*REQUEST:*
Once the pictures are set aside, transcribe the remaining data exactly.

*DATA PROVIDED:*
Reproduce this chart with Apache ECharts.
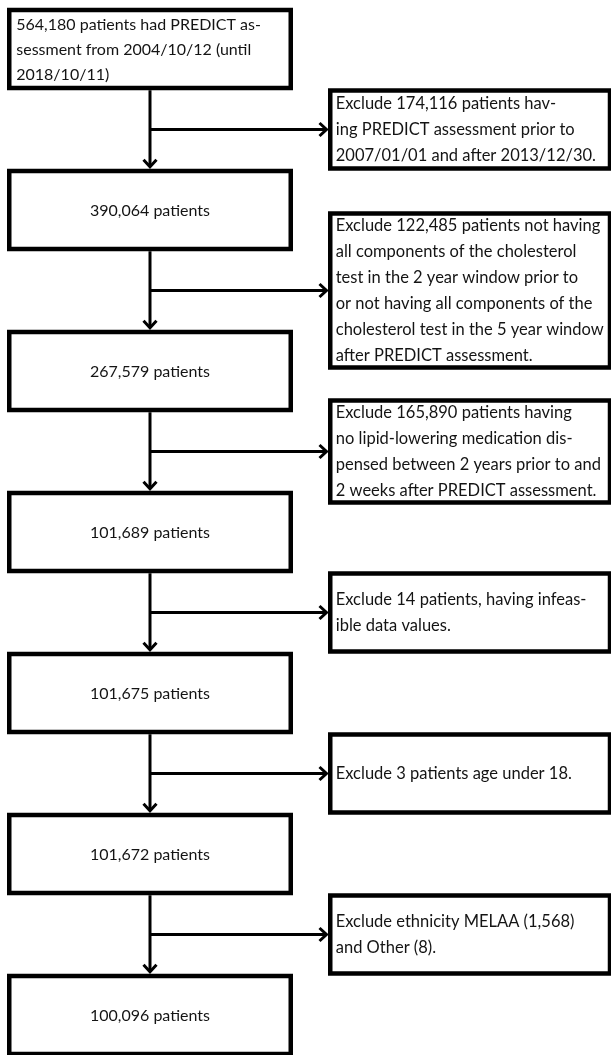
<!DOCTYPE html>
<html><head><meta charset="utf-8">
<script src="https://cdn.jsdelivr.net/npm/echarts@6/dist/echarts.min.js"></script>
<style>html,body{margin:0;padding:0;background:#fff}#c{width:611px;height:1055px}</style>
</head><body><div id="c"></div>
<script>
// ---- data ----
const stageLabels = [
  '564,180 patients had PREDICT as-\nsessment from 2004/10/12 (until\n2018/10/11)',
  '390,064 patients',
  '267,579 patients',
  '101,689 patients',
  '101,675 patients',
  '101,672 patients',
  '100,096 patients'
];
const exclusionLabels = [
  'Exclude 174,116 patients hav-\ning PREDICT assessment prior to\n2007/01/01 and after 2013/12/30.',
  'Exclude 122,485 patients not having\nall components of the cholesterol\ntest in the 2 year window prior to\nor not having all components of the\ncholesterol test in the 5 year window\nafter PREDICT assessment.',
  'Exclude 165,890 patients having\nno lipid-lowering medication dis-\npensed between 2 years prior to and\n2 weeks after PREDICT assessment.',
  'Exclude 14 patients, having infeas-\nible data values.',
  'Exclude 3 patients age under 18.',
  'Exclude ethnicity MELAA (1,568)\nand Other (8).'
];

// ---- layout (pixels / axis units) ----
const L = {
  leftX0: 9.25, leftX1: 290.75, stemX: 150,
  rightX0: 330.25, rightX1: 610,
  boxH: 78, lineH: 26, border: 4.5, arrow: 3,
  textPadL: 7, font: '16px Lato', fontR: '16.5px Lato', color: '#141414'
};
const rowPx = 161, firstCenterPx = 49, H = 1055;

const chart = echarts.init(document.getElementById('c'), null, {renderer: 'canvas'});

function stageItem(params, api) {
  const i = api.value(0);
  const c = api.coord([L.stemX, i]);
  const tl = api.coord([L.leftX0, i]);
  const br = api.coord([L.leftX1, i]);
  const label = stageLabels[i];
  const multi = label.indexOf('\n') >= 0;
  return {
    type: 'group',
    children: [
      {type: 'rect', shape: {x: tl[0], y: c[1] - L.boxH / 2, width: br[0] - tl[0], height: L.boxH},
       style: {fill: '#fff', stroke: '#000', lineWidth: L.border}},
      {type: 'text', style: {
        text: label, x: multi ? tl[0] + L.textPadL : c[0], y: c[1] + 0.5,
        textAlign: multi ? 'left' : 'center', textVerticalAlign: 'middle',
        font: L.font, fill: L.color, lineHeight: multi ? 25 : L.lineH}}
    ]
  };
}

function exclusionItem(params, api) {
  const v = api.value(0);
  const i = Math.round(v - 0.5);
  const label = exclusionLabels[i];
  const n = label.split('\n').length;
  const h = Math.max(L.boxH, n * L.lineH - 2);
  const tl = api.coord([L.rightX0, v]);
  const br = api.coord([L.rightX1, v]);
  return {
    type: 'group',
    children: [
      {type: 'rect', shape: {x: tl[0], y: tl[1] - h / 2, width: br[0] - tl[0], height: h},
       style: {fill: '#fff', stroke: '#000', lineWidth: L.border}},
      {type: 'text', style: {
        text: label, x: tl[0] + L.textPadL - 1.5, y: tl[1] + 0.5,
        textAlign: 'left', textVerticalAlign: 'middle',
        font: L.fontR, fill: L.color, lineHeight: L.lineH}}
    ]
  };
}

function arrowItem(params, api) {
  const i = api.value(0);
  const top = api.coord([L.stemX, i]);
  const next = api.coord([L.stemX, i + 1]);
  const mid = api.coord([L.stemX, i + 0.5]);
  const tipR = api.coord([L.rightX0, i + 0.5]);
  const y0 = top[1] + L.boxH / 2 + L.border / 2;
  const y1 = next[1] - L.boxH / 2 - L.border / 2 - 2;
  const x1 = tipR[0] - L.border / 2 - 1.5;
  const a = 6.5, d = 7;
  const st = {stroke: '#000', lineWidth: L.arrow, fill: null};
  return {
    type: 'group',
    children: [
      {type: 'line', shape: {x1: top[0], y1: y0, x2: top[0], y2: y1 - 1}, style: st},
      {type: 'polyline', shape: {points: [[top[0] - a, y1 - d], [top[0], y1], [top[0] + a, y1 - d]]}, style: st},
      {type: 'line', shape: {x1: top[0], y1: mid[1], x2: x1 - 1, y2: mid[1]}, style: st},
      {type: 'polyline', shape: {points: [[x1 - d, mid[1] - a], [x1, mid[1]], [x1 - d, mid[1] + a]]}, style: st}
    ]
  };
}

chart.setOption({
  animation: false,
  grid: {left: 0, right: 0, top: 0, bottom: 0},
  xAxis: {type: 'value', min: 0, max: 611, show: false},
  yAxis: {type: 'value', min: -firstCenterPx / rowPx, max: (H - firstCenterPx) / rowPx, inverse: true, show: false},
  series: [
    {type: 'custom', renderItem: arrowItem, data: exclusionLabels.map((_, i) => [i]), z: 1},
    {type: 'custom', renderItem: stageItem, data: stageLabels.map((_, i) => [i]), z: 2},
    {type: 'custom', renderItem: exclusionItem, data: exclusionLabels.map((_, i) => [i + 0.5]), z: 2}
  ]
});
</script></body></html>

*OUTPUT OF THE TASK:*
Reproduce this chart with Apache ECharts.
<!DOCTYPE html>
<html><head><meta charset="utf-8">
<script src="https://cdn.jsdelivr.net/npm/echarts@6/dist/echarts.min.js"></script>
<style>html,body{margin:0;padding:0;background:#fff}#c{width:611px;height:1055px}</style>
</head><body><div id="c"></div>
<script>
// ---- data ----
const stageLabels = [
  '564,180 patients had PREDICT as-\nsessment from 2004/10/12 (until\n2018/10/11)',
  '390,064 patients',
  '267,579 patients',
  '101,689 patients',
  '101,675 patients',
  '101,672 patients',
  '100,096 patients'
];
const exclusionLabels = [
  'Exclude 174,116 patients hav-\ning PREDICT assessment prior to\n2007/01/01 and after 2013/12/30.',
  'Exclude 122,485 patients not having\nall components of the cholesterol\ntest in the 2 year window prior to\nor not having all components of the\ncholesterol test in the 5 year window\nafter PREDICT assessment.',
  'Exclude 165,890 patients having\nno lipid-lowering medication dis-\npensed between 2 years prior to and\n2 weeks after PREDICT assessment.',
  'Exclude 14 patients, having infeas-\nible data values.',
  'Exclude 3 patients age under 18.',
  'Exclude ethnicity MELAA (1,568)\nand Other (8).'
];

// ---- layout (pixels / axis units) ----
const L = {
  leftX0: 9.25, leftX1: 290.75, stemX: 150,
  rightX0: 330.25, rightX1: 610,
  boxH: 78, lineH: 26, border: 4.5, arrow: 3,
  textPadL: 7, font: '16px Lato', fontR: '16.5px Lato', color: '#141414'
};
const rowPx = 161, firstCenterPx = 49, H = 1055;

const chart = echarts.init(document.getElementById('c'), null, {renderer: 'canvas'});

function stageItem(params, api) {
  const i = api.value(0);
  const c = api.coord([L.stemX, i]);
  const tl = api.coord([L.leftX0, i]);
  const br = api.coord([L.leftX1, i]);
  const label = stageLabels[i];
  const multi = label.indexOf('\n') >= 0;
  return {
    type: 'group',
    children: [
      {type: 'rect', shape: {x: tl[0], y: c[1] - L.boxH / 2, width: br[0] - tl[0], height: L.boxH},
       style: {fill: '#fff', stroke: '#000', lineWidth: L.border}},
      {type: 'text', style: {
        text: label, x: multi ? tl[0] + L.textPadL : c[0], y: c[1] + 0.5,
        textAlign: multi ? 'left' : 'center', textVerticalAlign: 'middle',
        font: L.font, fill: L.color, lineHeight: multi ? 25 : L.lineH}}
    ]
  };
}

function exclusionItem(params, api) {
  const v = api.value(0);
  const i = Math.round(v - 0.5);
  const label = exclusionLabels[i];
  const n = label.split('\n').length;
  const h = Math.max(L.boxH, n * L.lineH - 2);
  const tl = api.coord([L.rightX0, v]);
  const br = api.coord([L.rightX1, v]);
  return {
    type: 'group',
    children: [
      {type: 'rect', shape: {x: tl[0], y: tl[1] - h / 2, width: br[0] - tl[0], height: h},
       style: {fill: '#fff', stroke: '#000', lineWidth: L.border}},
      {type: 'text', style: {
        text: label, x: tl[0] + L.textPadL - 1.5, y: tl[1] + 0.5,
        textAlign: 'left', textVerticalAlign: 'middle',
        font: L.fontR, fill: L.color, lineHeight: L.lineH}}
    ]
  };
}

function arrowItem(params, api) {
  const i = api.value(0);
  const top = api.coord([L.stemX, i]);
  const next = api.coord([L.stemX, i + 1]);
  const mid = api.coord([L.stemX, i + 0.5]);
  const tipR = api.coord([L.rightX0, i + 0.5]);
  const y0 = top[1] + L.boxH / 2 + L.border / 2;
  const y1 = next[1] - L.boxH / 2 - L.border / 2 - 2;
  const x1 = tipR[0] - L.border / 2 - 1.5;
  const a = 6.5, d = 7;
  const st = {stroke: '#000', lineWidth: L.arrow, fill: null};
  return {
    type: 'group',
    children: [
      {type: 'line', shape: {x1: top[0], y1: y0, x2: top[0], y2: y1 - 1}, style: st},
      {type: 'polyline', shape: {points: [[top[0] - a, y1 - d], [top[0], y1], [top[0] + a, y1 - d]]}, style: st},
      {type: 'line', shape: {x1: top[0], y1: mid[1], x2: x1 - 1, y2: mid[1]}, style: st},
      {type: 'polyline', shape: {points: [[x1 - d, mid[1] - a], [x1, mid[1]], [x1 - d, mid[1] + a]]}, style: st}
    ]
  };
}

chart.setOption({
  animation: false,
  grid: {left: 0, right: 0, top: 0, bottom: 0},
  xAxis: {type: 'value', min: 0, max: 611, show: false},
  yAxis: {type: 'value', min: -firstCenterPx / rowPx, max: (H - firstCenterPx) / rowPx, inverse: true, show: false},
  series: [
    {type: 'custom', renderItem: arrowItem, data: exclusionLabels.map((_, i) => [i]), z: 1},
    {type: 'custom', renderItem: stageItem, data: stageLabels.map((_, i) => [i]), z: 2},
    {type: 'custom', renderItem: exclusionItem, data: exclusionLabels.map((_, i) => [i + 0.5]), z: 2}
  ]
});
</script></body></html>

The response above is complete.